The Housing Minister has unveiled the details of plans to replace a Housing New Zealand high-rise in Auckland's central city with a new 'state of the art' housing unit.
Plans to demolish the Greys Ave high-rise and replace it with 280 new units were announced in March - but today, Housing Minister Phil Twyford confirmed it was actually going ahead.
The building at 139 Greys Ave in central Auckland will be demolished next year - and will be replaced by a new unit, for a mix of people across a range of incomes.
Mr Twyford stressed the need for quality housing to be provided for those sleeping rough in the country's biggest city.
"If we're serious as a city, and as a country, about taking a compassionate approach for people who are in that situation, then it's vital for Auckland that we provide high quality housing here in the city centre and so that's been a big part of the thinking behind this development," Mr Twyford said.
While the overall cost of the project is still unknown, Housing New Zealand says a minimum of $100,000,000 will come from its pocket, but the total cost could be more than $200,000,000.
The complex will feature 280 apartments, and on-site health and support services.
Up to 80 of the new units will be allocated to homeless people living on the streets of Auckland and the other 200 will be a mix of state housing and public rentals.
Mr Twyford was confident the mix of state and private units would not put people off from living there.
"It's a beautifully designed living environment right here in the central city and there's a huge unmet demand for affordable, good quality, accommodation - so I'm very confident that mix will work fine," Mr Twyford said.
The original emerald green letter boxes, installed when the building opened in 1957, still sits by the door.

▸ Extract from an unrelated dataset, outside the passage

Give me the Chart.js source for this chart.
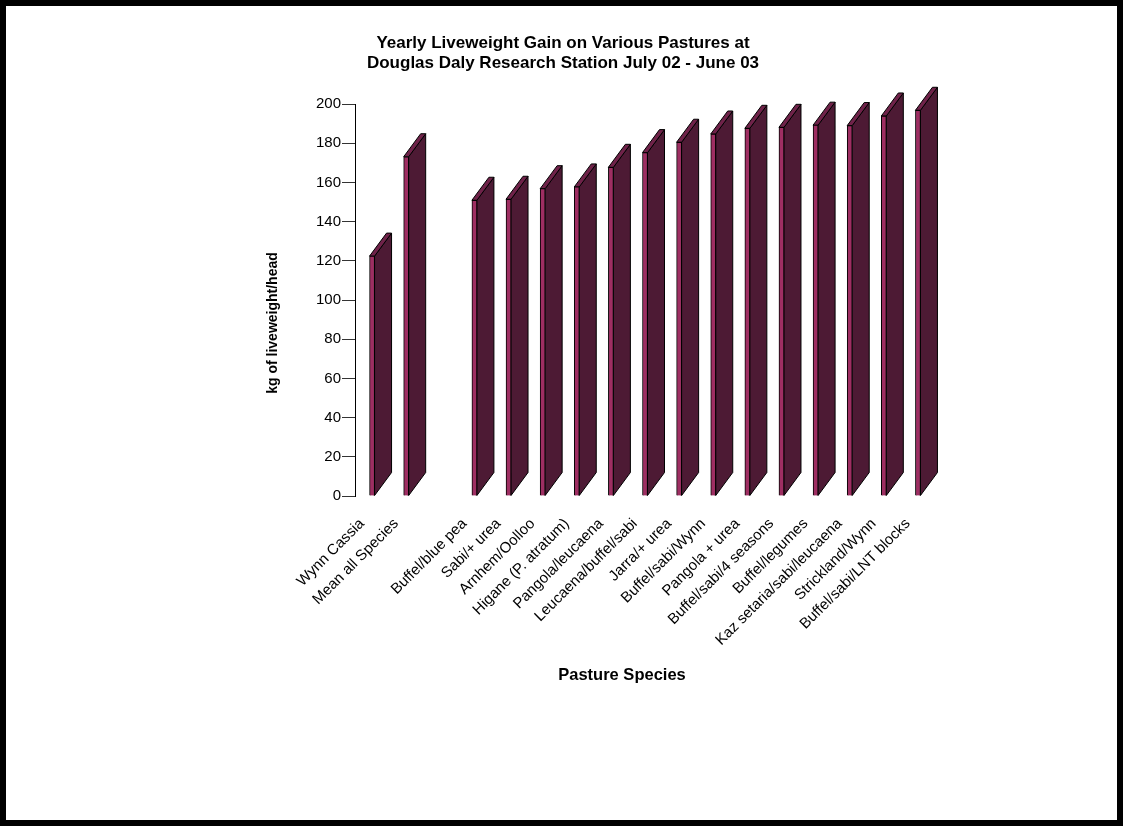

They are dented, rusting, hanging off walls.
The two elevators in the building creak and groan as they move up and down, and the custard paint is faded and grimy.
Architecture commentator Jeremy Hansen said the state housing complex is a 'great old building' and an important piece of New Zealand's architectural history, designed by government architect of the time, Gordon Wilson.
However, he felt torn about the decision to go ahead with plans to demolish the building.
"This is a fantastic building that I believe should be a heritage structure, by Gordon Wilson that's being torn down," Mr Hansen said.
"But, the mixed feelings because this is exactly the kind of housing development Auckland and the rest of New Zealand needs a lot more of so, it's really difficult to oppose the provision of more, good quality social housing."
Housing New Zealand said it considered this when finalising details for the site.
However, Housing New Zealand principal advisor Scott Foley said it was an opportunity they could not miss.
"To think that if we didn't redevelop this building, we couldn't house hundreds more people on this site would be a real shame," Mr Foley said.
"We looked at a couple of options and to be able to build an extra couple of hundred units on this site and house lots more people who need housing, in a way which really supports them to achieve goals that they set for themselves is a great opportunity."
The 60 tenants that live in the building were told yesterday of their home's ill fate.
They have until the end of February next year to relocate, and will have the option of moving back in once the new building is ready.
Work on the development is expected to begin shortly afterwards and is set to be completed by the end of 2021.